On the chance that you’re not familiar with the case in question, here’s a quick run-down…
- In 2003 the city of New Haven, CT, held a written exam for job promotions with the New Haven Fire Department, which had active vacancies in leadership positions (lieutenants & captains).
- The city was already bound by an agreement with the firefighters union that the exam would account for 60 percent of the decision of whether to promote a candidate, as well as by an existing city charter rule required that every promotion go to one of the three top-scoring candidates.
- The test the city used was designed by an Illinois company, Industrial/Organizational Solutions, which specializes in public safety-related examination material, and which routinely scrubs its assessments for possible racial bias to protect public safety agencies from potential civil rights complaints.

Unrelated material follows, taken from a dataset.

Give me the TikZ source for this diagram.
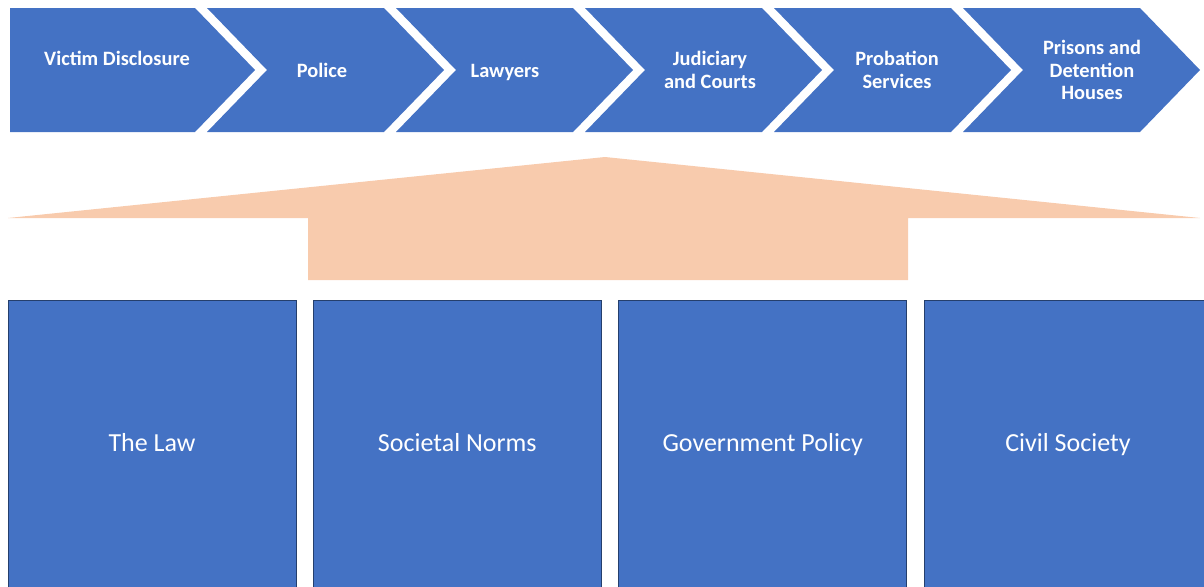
\documentclass[tikz,border=0pt]{standalone}
\usepackage{fontspec}
\setmainfont{Carlito}
\usetikzlibrary{positioning}
\definecolor{stageblue}{HTML}{4472C4}
\definecolor{supportorange}{HTML}{F8CBAD}

\begin{document}
\begin{tikzpicture}[
            x=0.025cm, y=-0.025cm,
            node distance=0.41cm,
            stage/.style={
                    font=\fontsize{14.5}{16}\selectfont\bfseries,
                    text=white,
                    align=center
                },
            chevron/.style={
                    fill=stageblue
                },
            pillar/.style={
                    rectangle,
                    fill=stageblue,
                    draw=stageblue!55!black,
                    line width=0.6pt,
                    minimum width=7.2cm,
                    minimum height=7.25cm,
                    inner sep=0pt,
                    text height=13pt,
                    text depth=4pt,
                    text=white,
                    font=\fontsize{18.5}{21}\selectfont
                },
            support/.style={
                    fill=supportorange
                }
            ]
            \useasboundingbox (0,0) rectangle (1204,586);
            \clip (0,0) rectangle (1204,586);

            % Chevron process
            \fill [chevron] (10,8) -- (195,8) -- (255,70) -- (195,132) -- (10,132) -- cycle;
            \foreach \k in {1,...,5} {
                \pgfmathsetmacro{\tip}{255+189*\k}
                \pgfmathsetmacro{\back}{\tip-189+12}
                \fill [chevron] ({\back-60},8) -- ({\tip-60},8) -- (\tip,70)
                    -- ({\tip-60},132) -- ({\back-60},132) -- (\back,70) -- cycle;
            }

            \node (disclosure) [stage] at (117,58) {Victim Disclosure};
            \node (police) [stage] at (322,70) {Police};
            \node (lawyers) [stage] at (505,72) {Lawyers};
            \node (courts) [stage] at (710,70) {Judiciary\\and Courts};
            \node (probation) [stage] at (897,70) {Probation\\Services};
            \node (prisons) [stage] at (1092,70) {Prisons and\\Detention\\Houses};

            % Supporting arrow
            \fill [support] (605,157) -- (1200,218) -- (908,218) -- (908,280)
                -- (308,280) -- (308,218) -- (8,218) -- cycle;

            % Pillars
            \node (law) [pillar] at (152,445) {The Law};
            \node (norms) [pillar, right=of law] {Societal Norms};
            \node (policy) [pillar, right=of norms] {Government Policy};
            \node (society) [pillar, right=of policy] {Civil Society};

        \end{tikzpicture}
\end{document}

- 19 Black, 43 White, and 15 Hispanic firefighters took the test for promotion to lieutenant
- 6 Black, 25 White, and 3 Hispanic candidates passed that test.
- When the city saw the disparity in the passing-percentages among the different racial groups (32% of Blacks, 58% of Whites & 20% of Hispanics had passed) they chose to throw out the test entirely, rather than have a larger proportion of promotions go to White firefighters – fearing ‘discrimination’ lawsuits from Black firefighters, under Title-VII of the Civil Rights Act .

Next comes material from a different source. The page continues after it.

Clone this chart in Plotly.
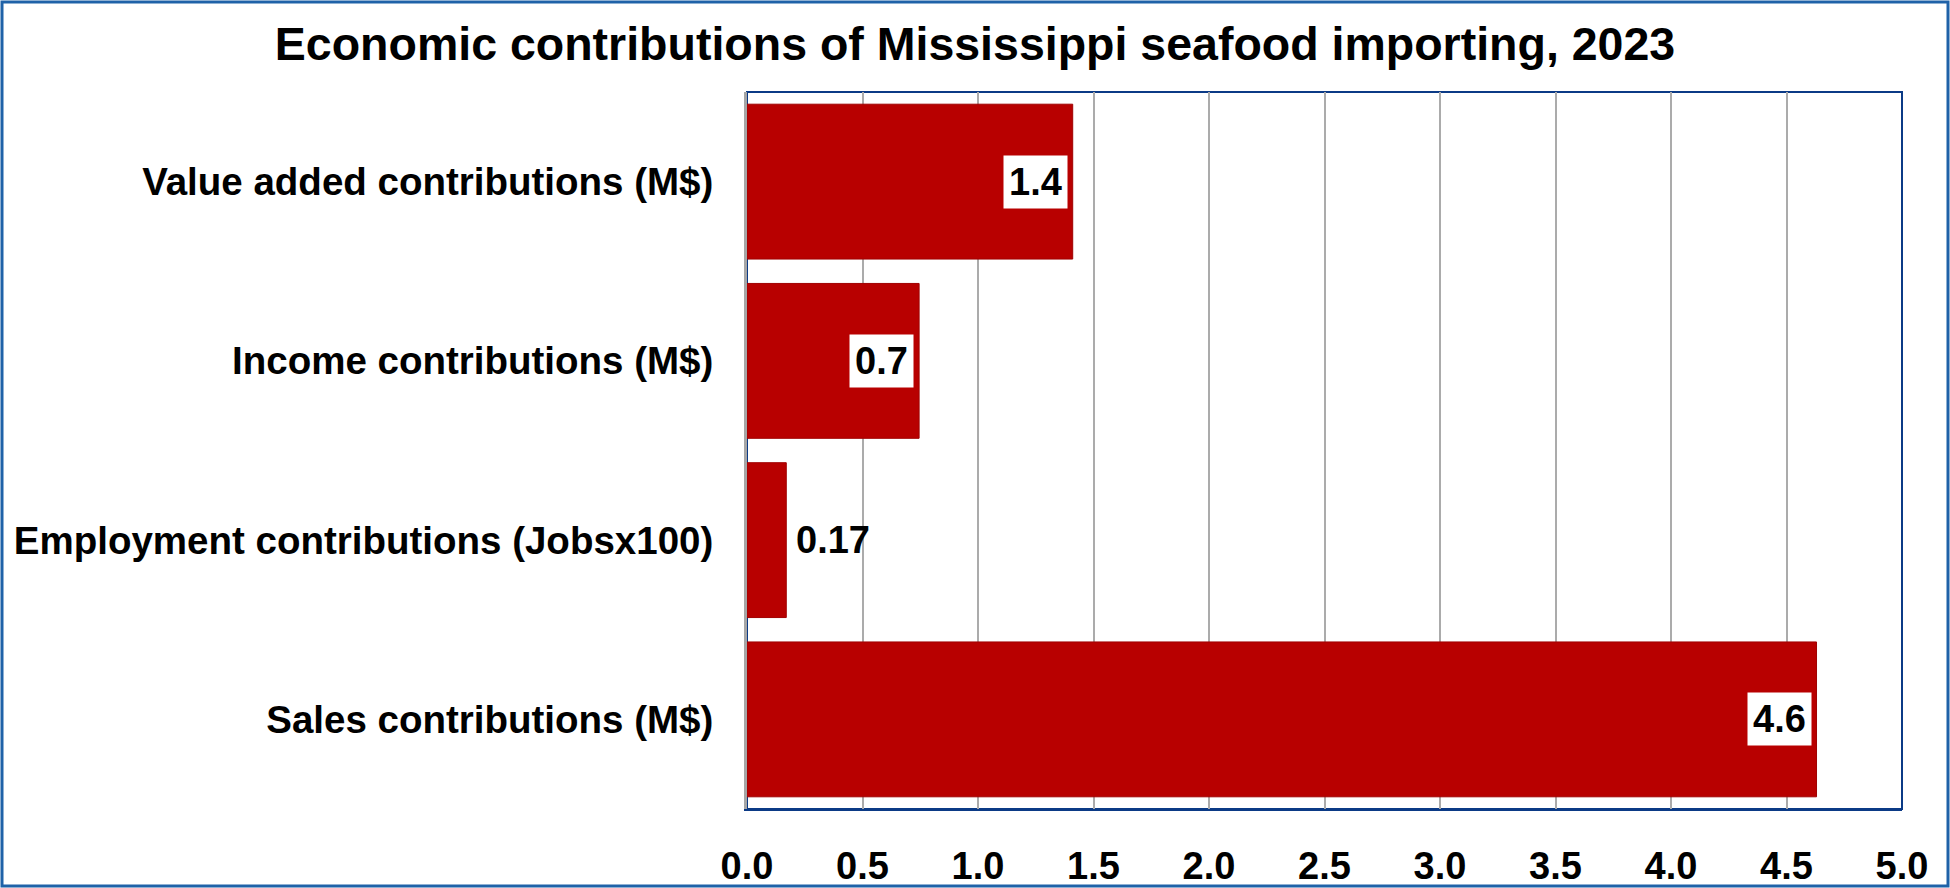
import plotly.graph_objects as go

# chart data (top to bottom as drawn)
categories = [
    "Value added contributions (M$)",
    "Income contributions (M$)",
    "Employment contributions (Jobsx100)",
    "Sales contributions (M$)",
]
values = [1.41, 0.745, 0.17, 4.63]
labels = ["1.4", "0.7", "0.17", "4.6"]
label_inside = [True, True, False, True]
x_ticks = [0.0, 0.5, 1.0, 1.5, 2.0, 2.5, 3.0, 3.5, 4.0, 4.5, 5.0]

W, H = 1950, 888
ML, MR, MT, MB = 747, 48, 92, 79
FONT = "Liberation Sans, Arial, sans-serif"
BAR_RED = "#b80000"
NAVY = "#0b3a86"

fig = go.Figure()
fig.add_trace(go.Bar(
    x=values,
    y=categories,
    orientation="h",
    marker=dict(color=BAR_RED, line=dict(color="#a00000", width=1)),
    hoverinfo="x+y",
    showlegend=False,
))

# value labels in white boxes
for cat, val, lab, inside in zip(categories, values, labels, label_inside):
    fig.add_annotation(
        x=val, y=cat, xref="x", yref="y",
        text="<b>%s</b>" % lab,
        showarrow=False,
        xanchor="right" if inside else "left",
        xshift=-5 if inside else 4,
        bgcolor="white" if inside else "rgba(0,0,0,0)",
        borderpad=5,
        font=dict(family=FONT, size=38, color="black"),
    )

pw = W - ML - MR
ph = H - MT - MB
fig.add_shape(  # outer frame
    type="rect", xref="paper", yref="paper",
    x0=-(ML - 2) / pw, x1=1 + (MR - 2) / pw,
    y0=-(MB - 2) / ph, y1=1 + (MT - 2) / ph,
    line=dict(color="#1f62a8", width=3), layer="below",
)
fig.add_shape(  # plot area border
    type="rect", xref="paper", yref="paper",
    x0=0, x1=1, y0=0, y1=1,
    line=dict(color=NAVY, width=2), layer="below",
)

fig.update_layout(
    width=W, height=H,
    margin=dict(l=ML, r=MR, t=MT, b=MB, autoexpand=False),
    paper_bgcolor="white",
    plot_bgcolor="white",
    bargap=0.136,
    title=dict(
        text="<b>Economic contributions of Mississippi seafood importing, 2023</b>",
        x=0.5, xanchor="center", xref="container",
        y=1 - 44 / H, yanchor="middle", yref="container",
        font=dict(family=FONT, size=46.5, color="black"),
    ),
    font=dict(family=FONT, color="black"),
    xaxis=dict(
        range=[0, 5],
        tickvals=x_ticks,
        tickformat=".1f",
        automargin=False,
        showgrid=True,
        gridcolor="#ababab",
        gridwidth=2,
        zeroline=False,
        showline=True,
        linecolor=NAVY,
        linewidth=2,
        ticks="",
        ticklabelstandoff=22,
        tickfont=dict(family=FONT, size=38, color="black", weight="bold"),
    ),
    yaxis=dict(
        autorange="reversed",
        automargin=False,
        showgrid=False,
        zeroline=False,
        showline=True,
        linecolor="#a6a6a6",
        linewidth=3,
        ticks="",
        ticklabelstandoff=23,
        tickfont=dict(family=FONT, size=38.5, color="black", weight="bold"),
    ),
)

# drop the page's default body margin so the figure sits at the window corner
fig.write_html(
    "out.html",
    config={"displayModeBar": False},
    post_script="document.body.style.margin='0';document.body.style.overflow='hidden';",
)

(note: I’m not sure how they would have avoided that circumstance in any case, given that more than 2x as many Whites sat for the exam in the first place – apply the pass rate of either group to both groups, and the disparity of the end-numbers would be just as glaring.)

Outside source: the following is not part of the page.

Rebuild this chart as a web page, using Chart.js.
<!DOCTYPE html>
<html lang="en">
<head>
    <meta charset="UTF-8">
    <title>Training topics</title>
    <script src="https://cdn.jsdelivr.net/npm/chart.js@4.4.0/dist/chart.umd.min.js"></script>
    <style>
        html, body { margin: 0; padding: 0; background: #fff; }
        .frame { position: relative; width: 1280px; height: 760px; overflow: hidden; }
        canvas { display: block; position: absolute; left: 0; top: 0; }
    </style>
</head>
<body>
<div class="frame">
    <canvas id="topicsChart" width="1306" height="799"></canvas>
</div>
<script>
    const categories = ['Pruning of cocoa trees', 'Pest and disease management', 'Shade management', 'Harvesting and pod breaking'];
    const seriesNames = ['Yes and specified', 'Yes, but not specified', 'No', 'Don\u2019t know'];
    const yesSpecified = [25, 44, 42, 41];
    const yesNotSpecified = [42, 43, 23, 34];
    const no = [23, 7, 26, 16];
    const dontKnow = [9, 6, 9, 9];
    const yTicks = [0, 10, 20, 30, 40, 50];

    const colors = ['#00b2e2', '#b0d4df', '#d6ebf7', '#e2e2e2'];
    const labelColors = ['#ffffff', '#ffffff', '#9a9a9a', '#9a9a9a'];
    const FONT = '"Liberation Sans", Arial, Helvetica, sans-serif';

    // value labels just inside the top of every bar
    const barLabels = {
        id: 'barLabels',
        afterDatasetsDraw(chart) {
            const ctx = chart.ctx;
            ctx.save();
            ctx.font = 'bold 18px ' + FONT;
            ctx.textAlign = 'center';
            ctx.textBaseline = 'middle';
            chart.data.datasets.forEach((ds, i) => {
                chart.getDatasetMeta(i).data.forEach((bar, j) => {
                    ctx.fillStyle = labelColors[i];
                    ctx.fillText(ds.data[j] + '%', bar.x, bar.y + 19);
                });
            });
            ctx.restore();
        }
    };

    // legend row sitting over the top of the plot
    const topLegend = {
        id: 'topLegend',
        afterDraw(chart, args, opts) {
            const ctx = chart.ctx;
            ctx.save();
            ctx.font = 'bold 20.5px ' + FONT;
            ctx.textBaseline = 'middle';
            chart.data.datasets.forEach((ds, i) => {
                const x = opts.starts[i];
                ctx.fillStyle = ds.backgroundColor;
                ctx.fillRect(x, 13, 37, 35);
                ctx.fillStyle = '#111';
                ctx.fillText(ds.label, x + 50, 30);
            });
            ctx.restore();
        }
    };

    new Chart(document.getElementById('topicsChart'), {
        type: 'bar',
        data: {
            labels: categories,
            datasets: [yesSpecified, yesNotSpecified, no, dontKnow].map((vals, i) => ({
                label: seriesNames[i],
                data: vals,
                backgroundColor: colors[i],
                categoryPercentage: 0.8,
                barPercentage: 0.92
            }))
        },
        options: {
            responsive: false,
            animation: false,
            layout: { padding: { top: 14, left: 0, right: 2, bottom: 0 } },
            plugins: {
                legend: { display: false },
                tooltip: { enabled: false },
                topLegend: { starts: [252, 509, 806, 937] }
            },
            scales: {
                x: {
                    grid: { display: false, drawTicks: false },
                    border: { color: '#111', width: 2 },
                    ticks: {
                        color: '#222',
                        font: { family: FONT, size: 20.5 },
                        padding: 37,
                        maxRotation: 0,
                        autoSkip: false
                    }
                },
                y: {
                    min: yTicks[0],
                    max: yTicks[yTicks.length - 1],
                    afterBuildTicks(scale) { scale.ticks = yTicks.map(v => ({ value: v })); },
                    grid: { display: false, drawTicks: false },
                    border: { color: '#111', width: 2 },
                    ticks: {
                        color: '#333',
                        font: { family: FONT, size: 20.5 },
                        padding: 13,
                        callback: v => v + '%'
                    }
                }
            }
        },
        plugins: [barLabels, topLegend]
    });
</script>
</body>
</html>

(2nd Note: According to a WSJ article “A representative of the black firefighters association told the New Haven civil service board that the tests were irrelevant, since they measure only the “ability to read and retain.” – Last time I checked, the ‘ability to read and retain’ correlated strongly to success at education in general, so what’s he really tryin’ to say?)
- Firefighter Frank Ricci (who gave up a second job to make time to study, paid for tutors at his own personal expense and emerged with the 6th highest test score) sued the city of New Haven, stating that the city had thrown out the exam scores and declined to promote anyone solely because too many Whites had passed the exam.
- Ricci’s suit was denied in the District Court of Connecticut – and the denial was upheld in the Court of Appeals by a 3-judge panel that included current Supreme Court Nominee Sonia Sotomayor.
As it turns out, Sotomayor and her associates didn’t just uphold the District Court’s decision – they upheld it with a single-paragraph per-curiam that revisited none of the lower courts original findings, and instead simply accepted that judgment and its justifications in total.
Including this bit, resurrected by Justice Kennedy from the original decision:
“As the District Court put it, the City rejected the test results because “too many whites and not enough minorities would be promoted were the lists to be certified.” 554 F. Supp. 2d, at 152; see also ibid. (respondents’ “own arguments . . . show that the City’s reasons for advocating non-certification were related to the racial distribution of the results”).” (SCOTUS Decision, page 19)
…which, according to the agreement-on-all-points paragraph, was a rationalization that Sotomayor considered to be “thorough, thoughtful and well reasoned”
Not that this is terribly surprising, as looking through a brief synopsis of her more important legal decisions reveals a history apparently more firmly based in ‘feelings’ than in legal detail (current arguments of “a 60% reversal rate is lower than the average” are meaningless when you consider how unlikely it is for a case to find its way past the clerks and to the SCOTUS in the first place).
But the best, foolishness-slicing slap-down comes in Justice Alito’s concurring opinion:
“Petitioners were denied promotions for which they qualified because of the race and ethnicity of the firefighters who achieved the highest scores on the City’s exam. The District Court threw out their case on summary judgment, even though that court all but conceded that a jury could find that the City’s asserted justification was pretextual.
The Court of Appeals then summarily affirmed that decision. The dissent grants that petitioners’ situation is “unfortunate” and that they “understandably attract this Court’s sympathy.” Post, at 1, 39.
But “sympathy” is not what petitioners have a right to demand.
What they have a right to demand is evenhanded enforcement of the law—of Title VII’s prohibition against discrimination based on race. And that is what, until today’s decision, has been denied them.” (Justice Alito’s concurring opinion, page 13/.pdf-54)
So, while we can be glad that justice has prevailed in this SCOTUS decision, the details of the case also highlight the growing concerns about Barack Obama’s SCOTUS appointee – Sotomayor’s agreement with New Haven’s decision that race-discriminating against Whites dovetails a little too completely with her much-repeated “wise Latina” comments – perhaps completing a picture of someone whose views and decisions are too heavily influenced be her personal feelings and opinions on race, and who has no place on the highest court of the land.